En un acto organizado con motivo del Día de la Mujer, la ministra de Igualdad, Irene Montero, ha protagonizado uno de esos momentos en la trayectoria de una figura pública que hacen que los ciudadanos se froten los ojos con incredulidad ante la duda de que si lo que están viendo y escuchando es real o forma parte de una pesadilla. Rodeada de incondicionales, entre las que no podían faltar su colega de Gabinete, Ione Belarra, y su secretaria de Estado, Ángela Rodríguez Pim Pam Pum, Montero se levantó y, agarrada al micrófono portátil como quien blande un hacha de sílex, comenzó un extraño contoneo rítmico de resabios tribales acompañado de unas oscilaciones de cabeza propias de una enajenada y lanzó una serie de invocaciones sincopadas mientras su mirada perdida en el infinito completaba todos los síntomas del trastorno obsesivo-compulsivo. A la vez que su cuerpo cimbreante seguía con sus movimientos anteroposteriores y su cráneo subía y bajaba movido por los redobles de un imaginario tambor selvático, su voz de desagradable timbre y tono cortante soltaba una ristra de barbaridades en las que la más sucia obscenidad se mezclaba con el mal gusto más zafio.
Esta individua, surgida de las profundidades de un abismo estético y moral plagado de aberraciones conceptuales, excrecencias mentales y odios irracionales, soltó una delirante perorata sobre el sexo de las mujeres de sesenta, setenta y ochenta años y su hipotético derecho a disfrutarlo, así como sobre la realización de la coyunda durante el período menstrual.

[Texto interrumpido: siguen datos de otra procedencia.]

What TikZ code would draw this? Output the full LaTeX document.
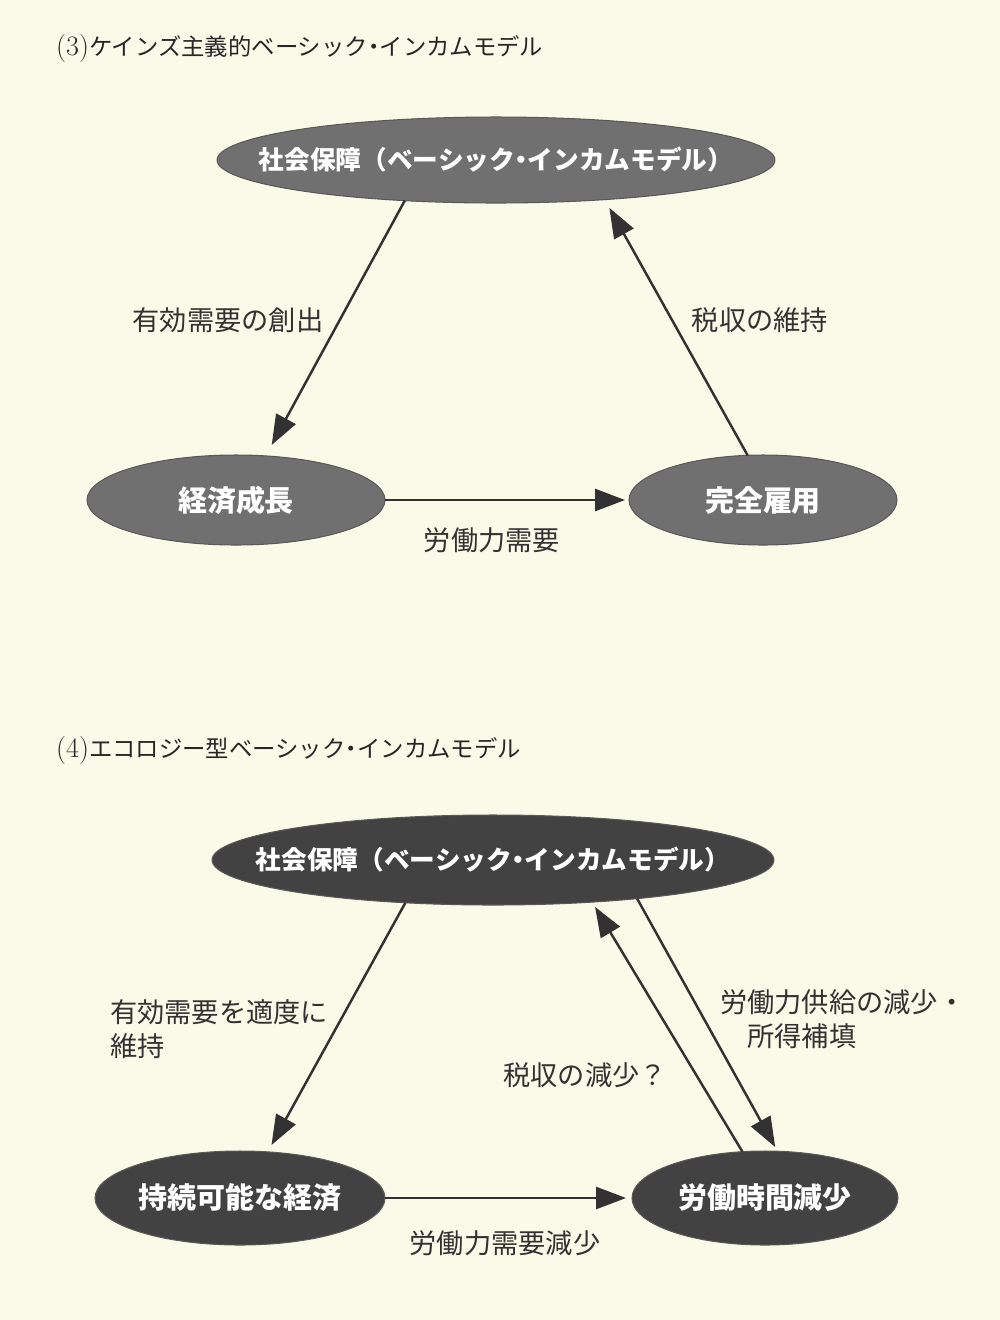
\documentclass[tikz,border=0pt]{standalone}
\usepackage{fontspec}
\newfontfamily\jp{Noto Sans CJK JP}
\usetikzlibrary{arrows.meta,shapes.geometric}

\definecolor{paper}{RGB}{250,250,232}
\definecolor{ovalgray}{RGB}{112,112,112}
\definecolor{ovaldark}{RGB}{66,66,66}
\definecolor{ink}{RGB}{50,50,50}

% narrow middle dot
\newcommand{\ndot}{\kern-0.25em・\kern-0.25em}

\tikzset{
  oval/.style={ellipse, fill=ovalgray, draw=black!65, line width=0.6pt, inner sep=0pt, outer sep=0pt},
  darkoval/.style={oval, fill=ovaldark},
  ovaltext/.style={text=white, font=\jp\bfseries\fontsize{16.5}{20}\selectfont},
  longtext/.style={ovaltext, font=\jp\bfseries\fontsize{14.6}{20}\selectfont},
  flow/.style={-{Triangle[length=17pt,width=12.5pt]}, line width=1.4pt, draw=ink, fill=ink},
  caption/.style={text=ink, font=\jp\fontsize{15.5}{19}\selectfont},
  heading/.style={anchor=west, text=black!85, font=\fontsize{16}{18}\selectfont}
}

\begin{document}
\begin{tikzpicture}[x=0.02cm, y=-0.02cm]
  % Page
  \fill[paper] (0,0) rectangle (1000,1320);

  % (3) Keynesian model
  \node[heading] (h3) at (50,48) {(3)\jp\fontsize{13.3}{18}\selectfont ケインズ主義的ベーシック\ndot インカムモデル};

  \node[oval, minimum width=11.16cm, minimum height=1.72cm,
        label={[longtext]center:社会保障（ベーシック\ndot インカムモデル）}] (ss1) at (496,160) {};
  \node[oval, minimum width=5.96cm, minimum height=1.8cm,
        label={[ovaltext]center:経済成長}] (eg1) at (236,500) {};
  \node[oval, minimum width=5.36cm, minimum height=1.8cm,
        label={[ovaltext]center:完全雇用}] (ec1) at (763,500) {};

  \draw[flow, shorten >=0.25cm] (ss1.204) -- (eg1.56);
  \draw[flow, shorten >=0.19cm] (ec1.109) -- (ss1.-20.3);
  \draw[flow, shorten >=0.08cm] (eg1.east) -- (ec1.west);

  \node[caption] (c31) at (228,320) {有効需要の創出};
  \node[caption] (c32) at (760,320) {税収の維持};
  \node[caption] (c33) at (492,540) {労働力需要};

  % (4) Ecological model
  \node[heading] (h4) at (50,750) {(4)\jp\fontsize{13.3}{18}\selectfont エコロジー型ベーシック\ndot インカムモデル};

  \node[darkoval, minimum width=11.24cm, minimum height=1.8cm,
        label={[longtext]center:社会保障（ベーシック\ndot インカムモデル）}] (ss2) at (493,860) {};
  \node[darkoval, minimum width=5.8cm, minimum height=1.88cm,
        label={[ovaltext]center:持続可能な経済}] (sp2) at (240,1198) {};
  \node[darkoval, minimum width=5.32cm, minimum height=1.88cm,
        label={[ovaltext]center:労働時間減少}] (lt2) at (765,1198) {};

  \draw[flow, shorten >=0.156cm] (ss2.206.5) -- (sp2.59.5);
  \draw[flow, shorten >=0.112cm] (lt2.116) -- (ss2.-23.5);
  \draw[flow, shorten >=0.096cm] (ss2.-15) -- (lt2.75.3);
  \draw[flow, shorten >=0.12cm] (sp2.east) -- (lt2.west);

  \node[caption, anchor=west, align=left] (c41) at (104,1029) {有効需要を適度に\\維持};
  \node[caption] (c42) at (585,1075) {税収の減少？};
  \node[caption, anchor=west, align=left] (c43) at (714,1019) {労働力供給の減少・\\\hspace{1em}所得補填};
  \node[caption] (c44) at (505,1243) {労働力需要減少};
\end{tikzpicture}
\end{document}
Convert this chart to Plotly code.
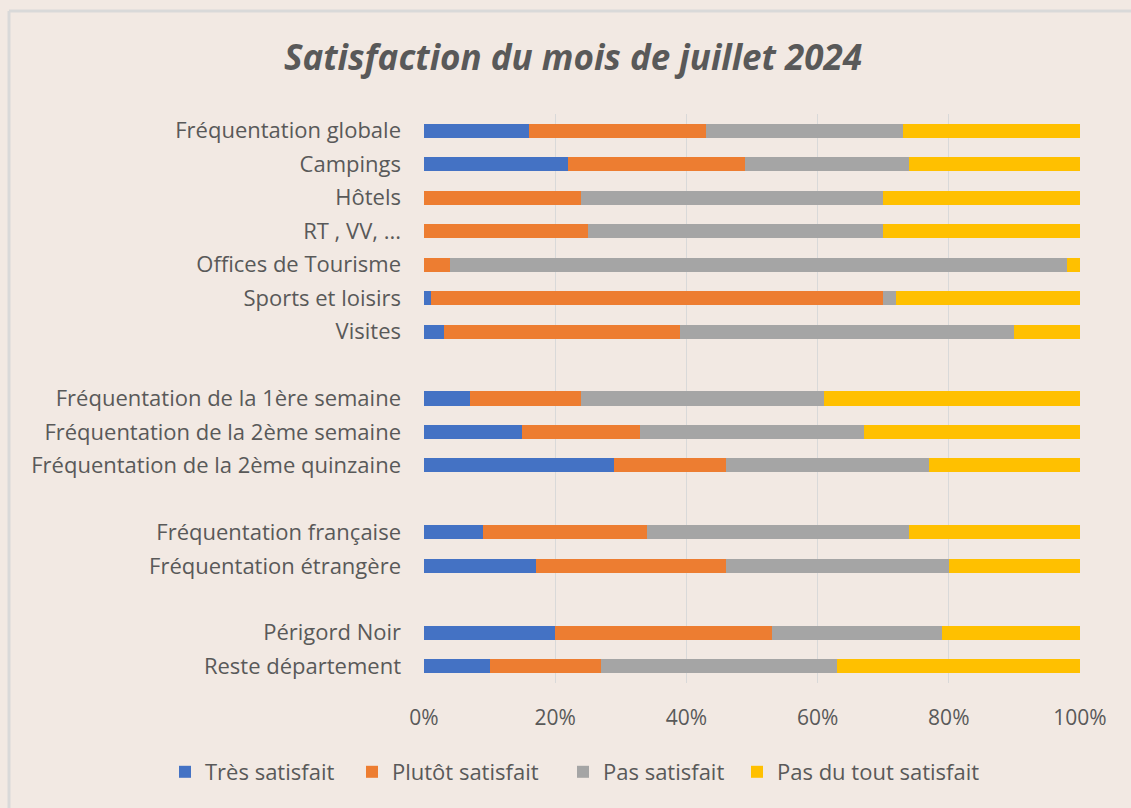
import plotly.graph_objects as go

categories = [
    "Fréquentation globale", "Campings", "Hôtels", "RT , VV, ...",
    "Offices de Tourisme", "Sports et loisirs", "Visites", " ",
    "Fréquentation de la 1ère semaine", "Fréquentation de la 2ème semaine",
    "Fréquentation de la 2ème quinzaine", "  ",
    "Fréquentation française", "Fréquentation étrangère", "   ",
    "Périgord Noir", "Reste département",
]
tres_satisfait = [16, 22, 0, 0, 0, 1, 3, None, 7, 15, 29, None, 9, 17, None, 20, 10]
plutot_satisfait = [27, 27, 24, 25, 4, 69, 36, None, 17, 18, 17, None, 25, 29, None, 33, 17]
pas_satisfait = [30, 25, 46, 45, 94, 2, 51, None, 37, 34, 31, None, 40, 34, None, 26, 36]
pas_du_tout = [27, 26, 30, 30, 2, 28, 10, None, 39, 33, 23, None, 26, 20, None, 21, 37]

tick_values = [0, 20, 40, 60, 80, 100]
tick_labels = ["0%", "20%", "40%", "60%", "80%", "100%"]

series = [
    ("Très satisfait", tres_satisfait, "#4472C4"),
    ("Plutôt satisfait", plutot_satisfait, "#ED7D31"),
    ("Pas satisfait", pas_satisfait, "#A5A5A5"),
    ("Pas du tout satisfait", pas_du_tout, "#FFC000"),
]

BG = "#F2E9E3"
TXT = "#595959"
FONT = "Open Sans"

L, R, T, B = 424, 1080, 114, 683
PW, PH = R - L, B - T

# left edge (px) of each legend entry
legend_px = [165, 352, 563, 737]
legend_ids = ["legend", "legend2", "legend3", "legend4"]

fig = go.Figure()
for (name, vals, col), lid in zip(series, legend_ids):
    fig.add_trace(go.Bar(
        y=categories, x=vals, name=name, orientation="h",
        marker=dict(color=col, line=dict(width=0)), legend=lid,
    ))

legend_common = dict(
    orientation="h", xanchor="left", y=(B - 772) / PH, yanchor="middle",
    font=dict(family=FONT, size=22, color=TXT), bgcolor="rgba(0,0,0,0)",
    itemwidth=30,
)
legends = {}
for lid, px in zip(legend_ids, legend_px):
    legends[lid] = dict(legend_common, x=(px - L) / PW)

fig.update_layout(
    width=1131, height=808,
    barmode="stack", barnorm="percent", bargap=0.58,
    paper_bgcolor=BG, plot_bgcolor=BG,
    margin=dict(l=L, r=1131 - R, t=T, b=808 - B, autoexpand=False),
    font=dict(family=FONT, color=TXT, size=21),
    title=dict(
        text="<b><i>Satisfaction du mois de juillet 2024</i></b>",
        x=573 / 1131, xanchor="center", y=1 - 58 / 808, yanchor="middle",
        font=dict(family=FONT, size=35, color=TXT),
    ),
    xaxis=dict(
        range=[0, 100], tickvals=tick_values, ticktext=tick_labels,
        showgrid=True, gridcolor="#D9D9D9", gridwidth=1,
        zeroline=False, showline=False, ticks="",
        tickfont=dict(size=21, color=TXT), ticklabelstandoff=20,
    ),
    yaxis=dict(
        categoryorder="array", categoryarray=categories,
        autorange="reversed", showgrid=False, zeroline=False,
        showline=False, ticks="", ticklabelstandoff=22,
        tickfont=dict(size=22, color=TXT),
    ),
    showlegend=True,
    **legends,
)

# outer chart frame
fx = (9 - L) / PW
fy = (B - 11) / PH
fig.add_shape(type="line", xref="paper", yref="paper",
              x0=fx, x1=1.2, y0=fy, y1=fy,
              line=dict(color="#D9D9D9", width=3))
fig.add_shape(type="line", xref="paper", yref="paper",
              x0=fx, x1=fx, y0=fy, y1=-0.4,
              line=dict(color="#D9D9D9", width=3))

fig.write_html(
    "out.html",
    config={"displayModeBar": False},
    post_script="document.body.style.margin='0';document.body.style.background='%s';" % BG,
)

Semejantes excesos, que harían sonrojar a una meretriz decimonónica de taberna del puerto de Ámsterdam, sufrido grupo profesional célebremente cantado por Jacques Brel, eran escuchados y aplaudidos con arrobo por un conjunto de seguidoras fanáticas que, lejos de escandalizarse por semejante exhibición de vulgaridad y de carencia del más elemental sentido del decoro, parecían disfrutar del aquelarre en el que la ministra oficiaba de súcubo mayor.
Cabe imaginar lo que tantas dignas abuelas que, tras una larga y fecunda vida entregada al trabajo o al cuidado de sus familias y, muy frecuentemente, a ambos abnegados propósitos, hayan podido sentir al asistir a tan ofensiva mención a su sagrada intimidad y al verse vejadas por la sucia lengua de una presunta psicópata que se ha atrevido a erigirse en portavoz de millones de mujeres ejemplares que lo último que desean es que sus sentimientos o sus pensamientos, cuidadosamente mantenidos en el más delicado recato, sean manipulados públicamente de manera tan irrespetuosa como invasiva.
Están destrozando el mercado laboral, la educación y el presente y el futuro de miles de adolescentes, expuestos a una campaña inicua de teorías sexuales sin fundamento
Una de las consecuencias más dañinas del mandato de Pedro Sánchez y de su patológica carencia de escrúpulos ha sido la de incorporar al Gobierno a indocumentadas notorias que con sus disparatadas actuaciones están destrozando el mercado laboral, la educación y el presente y el futuro de miles de adolescentes, expuestos a una campaña inicua de promoción de concepciones antropológicas destructivas y de teorías sexuales sin fundamento que les condenan, si se dejan seducir por sus malignos efluvios, a la frustración, a la inestabilidad emocional y a la pérdida irreversible de su salud. Cada vez que de la sulfúrea boca de Irene Montero salen expresiones como “mujeres con pene”, “hombre con vulva” u otras atrocidades semejantes, muchas indefensas mentes impúberes pueden ser arrastradas a acciones sin retorno que las condenen a la infelicidad, a la confusión y al fracaso.
Es un deber ineludible de la nueva mayoría parlamentaria que presumiblemente se formará dentro de diez meses acabar con todos estos planteamientos dementes para volver a la sensatez, al respeto a la esfera personal en temas que así lo demandan y a la protección de nuestra juventud frente a escuelas de pensamiento contrarias a la naturaleza humana, alumbradas en la Francia de los setenta del pasado siglo por una pandilla de tarados intelectuales que, atormentados por sus propias limitaciones y perversiones, no hallaron otro camino de escape que contaminar con sus alucinaciones al resto del género humano. De ahí la perentoriedad de la tan traída y llevada batalla cultural, porque hay destrozos que la mera gestión, por competente que sea, no es capaz de recomponer.